Rachel Hore posiada niezwykle lekkie pióro, co sprawia, że od jej powieści nie sposób się oderwać. Z łatwością możemy wyobrazić sobie opisywane przez nią miejsca i sceny, bohaterowie natomiast wydają się być prawdziwymi, żywymi i bliskimi nam ludźmi, o których aż chcemy się zatroszczyć. Autorka już od pierwszego rozdziału bez reszty wciąga nas w świat Fran – świat pełen muzyki i sztuki, który Hore udało się oddać z  niezwykłą dokładnością i profesjonalizmem. I tak, zdobywamy wiedzę na temat witraży oraz poznajemy tajniki ich tworzenia, dowiadujemy się interesujących rzeczy na temat sztuki i architektury (głównie sakralnej), a także stykamy się z terminologią dotyczącą muzyki klasycznej, co niewątpliwie pomaga nam zbliżyć się do głównej bohaterki i lepiej ją zrozumieć.
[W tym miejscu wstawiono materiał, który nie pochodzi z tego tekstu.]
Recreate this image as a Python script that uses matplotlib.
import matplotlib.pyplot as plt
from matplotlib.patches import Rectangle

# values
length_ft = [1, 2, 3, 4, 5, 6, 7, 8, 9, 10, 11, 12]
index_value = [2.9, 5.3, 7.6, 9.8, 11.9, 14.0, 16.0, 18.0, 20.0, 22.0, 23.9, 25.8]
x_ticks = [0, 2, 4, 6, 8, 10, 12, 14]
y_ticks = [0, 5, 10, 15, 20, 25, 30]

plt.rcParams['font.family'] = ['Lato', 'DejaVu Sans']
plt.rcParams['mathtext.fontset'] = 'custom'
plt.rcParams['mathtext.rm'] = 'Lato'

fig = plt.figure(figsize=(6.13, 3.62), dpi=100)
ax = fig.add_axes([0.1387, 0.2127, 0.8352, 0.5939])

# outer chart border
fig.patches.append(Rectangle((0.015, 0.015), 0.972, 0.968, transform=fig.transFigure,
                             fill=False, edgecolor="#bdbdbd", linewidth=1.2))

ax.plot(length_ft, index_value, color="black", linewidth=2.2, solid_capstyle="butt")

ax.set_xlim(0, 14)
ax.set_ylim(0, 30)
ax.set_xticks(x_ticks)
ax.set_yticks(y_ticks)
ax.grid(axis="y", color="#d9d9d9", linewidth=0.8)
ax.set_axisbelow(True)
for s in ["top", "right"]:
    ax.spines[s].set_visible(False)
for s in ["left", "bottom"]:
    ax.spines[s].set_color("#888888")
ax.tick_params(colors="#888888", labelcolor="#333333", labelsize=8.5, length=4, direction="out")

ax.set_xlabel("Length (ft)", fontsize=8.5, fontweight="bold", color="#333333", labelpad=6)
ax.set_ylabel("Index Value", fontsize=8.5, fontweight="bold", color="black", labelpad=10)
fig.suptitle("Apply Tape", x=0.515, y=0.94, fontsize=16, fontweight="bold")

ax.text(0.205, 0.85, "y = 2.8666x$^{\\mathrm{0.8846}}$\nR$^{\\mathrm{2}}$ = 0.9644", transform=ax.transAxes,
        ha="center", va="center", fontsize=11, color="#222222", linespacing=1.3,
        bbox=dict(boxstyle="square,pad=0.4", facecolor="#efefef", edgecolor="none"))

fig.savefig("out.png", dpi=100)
Autorce doskonale udało się połączyć historię dwóch kobiet: żyjącej w czasach współczesnych Fran oraz Laury, która opisuje w swoim pamiętniku okres sprzed ponad 100 lat. Przeszłość i teraźniejszość przeplatają się w bardzo naturalny sposób i silnie się ze sobą wiążą. W historii obu kobiet nie brakuje też wątku miłosnego, który, choć przewidywalny, daje czytelnikowi satysfakcję i wywołuje pozytywne uczucia.
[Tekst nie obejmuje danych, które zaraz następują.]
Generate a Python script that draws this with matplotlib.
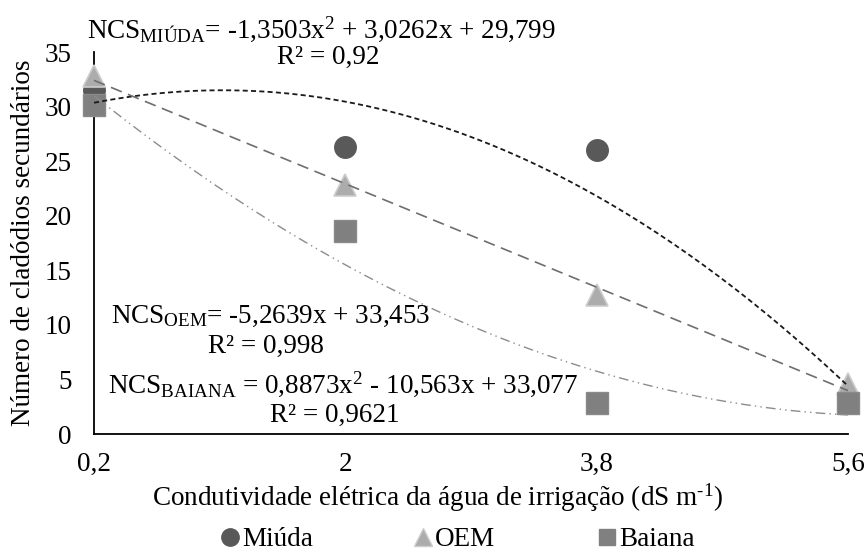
import matplotlib
matplotlib.use("Agg")
import matplotlib.pyplot as plt
import numpy as np
from matplotlib.lines import Line2D

plt.rcParams['font.family'] = ['Liberation Serif', 'DejaVu Serif']
plt.rcParams['mathtext.fontset'] = 'custom'
plt.rcParams['mathtext.rm'] = 'Liberation Serif'
plt.rcParams['mathtext.it'] = 'Liberation Serif'

# data
ce = [0.2, 2.0, 3.8, 5.6]
ce_labels = ["0,2", "2", "3,8", "5,6"]
miuda = [31.5, 26.3, 26.0, 2.9]
oem = [32.8, 22.8, 12.7, 4.6]
baiana = [30.1, 18.6, 2.8, 2.8]
series_names = ['Miúda', 'OEM', 'Baiana']

# trendline coefficients (highest power first), as printed on chart
coef_miuda = [-1.3503, 3.0262, 29.799]
coef_oem = [-5.2639, 33.453]
coef_baiana = [0.8873, -10.563, 33.077]

yticks = [0, 5, 10, 15, 20, 25, 30, 35]

FS = 19.5
W, H = 868, 552

fig = plt.figure(figsize=(8.68, 5.52), dpi=100)
ax = fig.add_axes([94 / W, 1 - 434 / H, (848 - 94) / W, (434 - 52) / H])

xs = np.linspace(ce[0], ce[-1], 200)
ax.plot(xs, np.polyval(coef_miuda, xs), color='#1a1a1a', lw=1.3,
        linestyle=(0, (2.8, 1.8)), zorder=4)
ax.plot(xs, np.polyval(coef_oem, xs), color='#6e6e6e', lw=1.2,
        linestyle=(0, (7, 4)), zorder=4)
ax.plot(xs, np.polyval(coef_baiana, xs), color='#8c8c8c', lw=1.0,
        linestyle=(0, (7, 3, 1, 3, 1, 3)), zorder=4)

ax.plot(ce, miuda, 'o', ms=15.5, color='#595959', mec='#595959', clip_on=False, zorder=3)
ax.plot(ce, oem, '^', ms=16.5, color='#acacac', mec='#cccccc', mew=1.2, clip_on=False, zorder=3)
ax.plot(ce, baiana, 's', ms=16, color='#808080', mec='#8a8a8a', clip_on=False, zorder=3)

ax.set_xlim(ce[0], ce[-1])
ax.set_ylim(0, 35)
ax.set_xticks(ce)
ax.set_xticklabels(ce_labels)
ax.set_yticks(yticks)
ax.tick_params(axis='both', length=0, labelsize=FS, colors='black')
ax.tick_params(axis='x', pad=13)
ax.tick_params(axis='y', pad=16)
for s in ['top', 'right']:
    ax.spines[s].set_visible(False)
for s in ['left', 'bottom']:
    ax.spines[s].set_linewidth(1.3)
    ax.spines[s].set_color('black')

ax.set_xlabel(r'Condutividade elétrica da água de irrigação (dS m$^{\text{-1}}$)', fontsize=FS)
ax.set_ylabel('Número de cladódios secundários', fontsize=FS)
ax.xaxis.set_label_coords((437 - 94) / 754, (434 - 482) / 382)
ax.yaxis.set_label_coords((36 - 94) / 754, 0.5)

fig.text(87 / W, 1 - 29 / H, r'NCS$_{\mathrm{MIÚDA}}$= -1,3503x$^{2}$ + 3,0262x + 29,799', fontsize=FS, ha='left', va='center')
fig.text(328 / W, 1 - 57 / H, 'R² = 0,92', fontsize=FS, ha='center', va='center')
fig.text(111 / W, 1 - 316 / H, r'NCS$_{\mathrm{OEM}}$= -5,2639x + 33,453', fontsize=FS, ha='left', va='center')
fig.text(266 / W, 1 - 346 / H, 'R² = 0,998', fontsize=FS, ha='center', va='center')
fig.text(108 / W, 1 - 384 / H, r'NCS$_{\mathrm{BAIANA}}$ = 0,8873x$^{2}$ - 10,563x + 33,077', fontsize=FS, ha='left', va='center')
fig.text(335 / W, 1 - 415 / H, 'R² = 0,9621', fontsize=FS, ha='center', va='center')

handles = [Line2D([], [], marker='o', ls='', ms=12.5, color='#595959'),
           Line2D([], [], marker='^', ls='', ms=12.5, color='#acacac', mec='#cccccc'),
           Line2D([], [], marker='s', ls='', ms=11.5, color='#808080')]
leg_x = [222, 415, 599]
for hnd, name, lx in zip(handles, series_names, leg_x):
    fig.legend([hnd], [name], loc='center left', bbox_to_anchor=(lx / W, 1 - 540 / H),
               frameon=False, fontsize=FS, handlelength=0.6, handletextpad=0.15,
               borderpad=0, borderaxespad=0)

fig.savefig('out.png', dpi=100)
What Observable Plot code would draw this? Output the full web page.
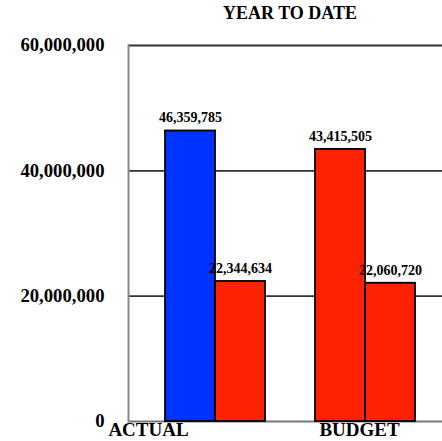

Rachel Hore zdołała tchnąć w swoją powieść nieco mistycyzmu. Przez cały czas towarzyszą nam bowiem anioły. Każdy rozdział zaczyna się cytatem na ich temat, główna bohaterka rekonstruuje witraż z postacią anioła, a dziewczyna, którą Fran zatrudniła do pomocy w pracowni, mocno wierzy w te obdarzone boską mocą istoty i wszędzie dopatruje się ich ingerencji w ludzkie życie. I choć niektórym może się to wydać naiwne i ckliwe, ja uważam, że dodaje powieści ciepła i wprowadza spokój wywołany świadomością, że ktoś nad nami czuwa i dodaje nam sił.

W „Okruchach przeszłości” możemy znaleźć wiele odwołań do religii, miłości, straty, wiary i przebaczenia. Powieść nie staje się jednak przez to „ciężka”. Wręcz przeciwnie. Czyta się ją niezwykle łatwo, szybko i z ogromną przyjemnością. Wspomniane elementy sprawiają, że książka ta oprócz wspaniałej rozrywki, niesie ze sobą także pewne przesłanie i zmusza do zastanowienia się nad tym, co jest w życiu ważne. Powieść Rachel Hore jest niezwykle poruszając ai choć początkowo wydaje się smutna, tak naprawdę pełno w niej ciepła i nadziei na lepsze. Serdecznie polecam!